Print word for word the first line of the listing below and every line after it, through the line with "length_err = [0.01, 0.013, 0.013, 0.01, 0.02, 0.012]". Leave out the pictures and the rest.
* * * * * * * * *
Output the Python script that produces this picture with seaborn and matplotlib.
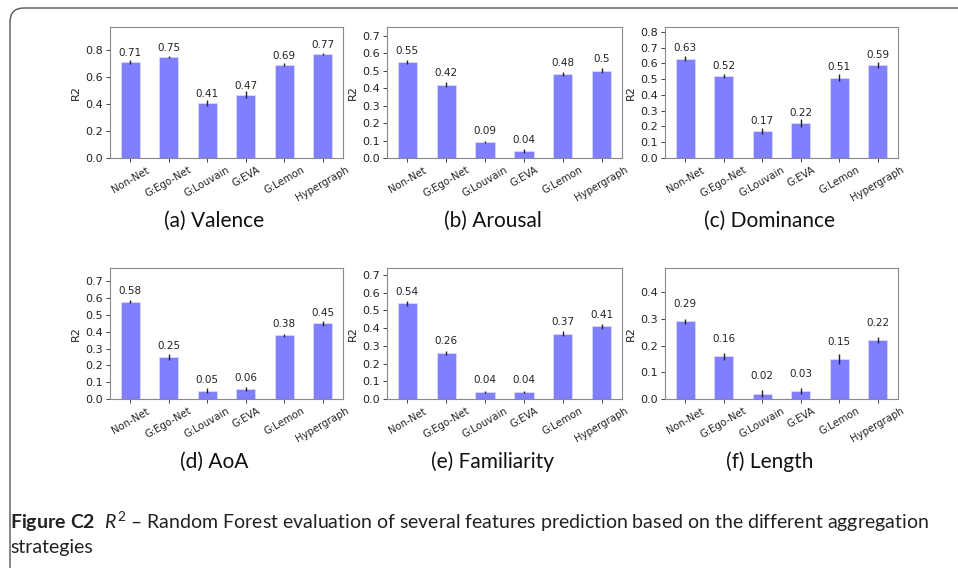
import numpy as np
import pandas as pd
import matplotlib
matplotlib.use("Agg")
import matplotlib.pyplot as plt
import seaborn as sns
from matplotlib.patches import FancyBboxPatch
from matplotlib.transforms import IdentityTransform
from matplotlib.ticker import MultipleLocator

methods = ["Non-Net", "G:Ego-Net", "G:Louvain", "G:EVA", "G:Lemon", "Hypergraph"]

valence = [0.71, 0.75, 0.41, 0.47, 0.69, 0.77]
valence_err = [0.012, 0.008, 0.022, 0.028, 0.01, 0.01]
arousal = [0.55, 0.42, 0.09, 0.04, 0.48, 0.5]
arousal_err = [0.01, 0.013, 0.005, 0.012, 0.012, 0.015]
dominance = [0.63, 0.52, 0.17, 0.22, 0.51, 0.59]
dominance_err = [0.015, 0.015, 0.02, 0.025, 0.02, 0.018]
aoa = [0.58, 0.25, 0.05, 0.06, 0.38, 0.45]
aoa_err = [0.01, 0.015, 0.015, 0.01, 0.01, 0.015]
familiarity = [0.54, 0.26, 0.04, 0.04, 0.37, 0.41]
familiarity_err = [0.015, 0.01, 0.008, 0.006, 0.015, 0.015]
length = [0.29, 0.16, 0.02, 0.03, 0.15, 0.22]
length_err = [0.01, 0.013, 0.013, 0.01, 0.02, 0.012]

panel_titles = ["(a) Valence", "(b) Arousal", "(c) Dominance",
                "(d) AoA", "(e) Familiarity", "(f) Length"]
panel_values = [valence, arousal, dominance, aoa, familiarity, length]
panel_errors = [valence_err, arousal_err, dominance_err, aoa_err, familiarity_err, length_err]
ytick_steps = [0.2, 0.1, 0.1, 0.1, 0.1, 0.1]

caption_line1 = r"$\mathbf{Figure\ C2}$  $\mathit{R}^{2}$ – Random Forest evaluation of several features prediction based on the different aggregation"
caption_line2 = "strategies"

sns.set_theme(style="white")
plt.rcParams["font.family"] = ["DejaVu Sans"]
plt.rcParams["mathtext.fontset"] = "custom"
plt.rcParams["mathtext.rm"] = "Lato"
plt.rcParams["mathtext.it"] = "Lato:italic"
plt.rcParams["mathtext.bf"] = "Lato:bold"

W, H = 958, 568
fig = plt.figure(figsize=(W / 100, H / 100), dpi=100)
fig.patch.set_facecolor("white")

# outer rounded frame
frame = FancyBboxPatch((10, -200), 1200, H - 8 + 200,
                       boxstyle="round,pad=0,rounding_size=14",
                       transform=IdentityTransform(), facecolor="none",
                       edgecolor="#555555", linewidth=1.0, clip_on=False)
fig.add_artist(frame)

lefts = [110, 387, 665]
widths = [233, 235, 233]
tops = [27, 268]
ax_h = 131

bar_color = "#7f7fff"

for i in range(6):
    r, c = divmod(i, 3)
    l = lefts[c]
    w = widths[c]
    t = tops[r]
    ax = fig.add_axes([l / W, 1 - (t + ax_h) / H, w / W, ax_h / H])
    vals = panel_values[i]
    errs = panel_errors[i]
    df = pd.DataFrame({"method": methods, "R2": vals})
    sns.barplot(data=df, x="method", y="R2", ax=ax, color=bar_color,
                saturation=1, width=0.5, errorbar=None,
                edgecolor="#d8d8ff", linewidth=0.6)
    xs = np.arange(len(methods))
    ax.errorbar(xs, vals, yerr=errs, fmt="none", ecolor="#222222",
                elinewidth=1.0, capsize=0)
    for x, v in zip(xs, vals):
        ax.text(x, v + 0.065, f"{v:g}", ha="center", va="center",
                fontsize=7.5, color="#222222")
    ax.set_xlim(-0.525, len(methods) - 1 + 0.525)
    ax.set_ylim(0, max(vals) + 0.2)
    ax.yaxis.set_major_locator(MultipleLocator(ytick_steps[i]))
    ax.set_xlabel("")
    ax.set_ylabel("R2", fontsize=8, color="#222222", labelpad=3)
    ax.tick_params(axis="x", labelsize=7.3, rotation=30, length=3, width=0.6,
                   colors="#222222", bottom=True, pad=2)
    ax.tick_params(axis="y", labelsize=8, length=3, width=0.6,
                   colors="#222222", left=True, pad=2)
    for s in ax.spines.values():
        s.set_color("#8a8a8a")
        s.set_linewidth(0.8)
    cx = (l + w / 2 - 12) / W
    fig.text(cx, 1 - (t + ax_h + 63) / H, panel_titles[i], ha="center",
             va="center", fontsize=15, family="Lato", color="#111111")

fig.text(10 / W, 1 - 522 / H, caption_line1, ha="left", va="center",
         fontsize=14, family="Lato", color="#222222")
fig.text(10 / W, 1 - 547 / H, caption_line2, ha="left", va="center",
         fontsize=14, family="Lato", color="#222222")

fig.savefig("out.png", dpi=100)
* * * * * * * * *
◆ Exercise response:
Output the Python script that produces this picture with seaborn and matplotlib.
import numpy as np
import pandas as pd
import matplotlib
matplotlib.use("Agg")
import matplotlib.pyplot as plt
import seaborn as sns
from matplotlib.patches import FancyBboxPatch
from matplotlib.transforms import IdentityTransform
from matplotlib.ticker import MultipleLocator

methods = ["Non-Net", "G:Ego-Net", "G:Louvain", "G:EVA", "G:Lemon", "Hypergraph"]

valence = [0.71, 0.75, 0.41, 0.47, 0.69, 0.77]
valence_err = [0.012, 0.008, 0.022, 0.028, 0.01, 0.01]
arousal = [0.55, 0.42, 0.09, 0.04, 0.48, 0.5]
arousal_err = [0.01, 0.013, 0.005, 0.012, 0.012, 0.015]
dominance = [0.63, 0.52, 0.17, 0.22, 0.51, 0.59]
dominance_err = [0.015, 0.015, 0.02, 0.025, 0.02, 0.018]
aoa = [0.58, 0.25, 0.05, 0.06, 0.38, 0.45]
aoa_err = [0.01, 0.015, 0.015, 0.01, 0.01, 0.015]
familiarity = [0.54, 0.26, 0.04, 0.04, 0.37, 0.41]
familiarity_err = [0.015, 0.01, 0.008, 0.006, 0.015, 0.015]
length = [0.29, 0.16, 0.02, 0.03, 0.15, 0.22]
length_err = [0.01, 0.013, 0.013, 0.01, 0.02, 0.012]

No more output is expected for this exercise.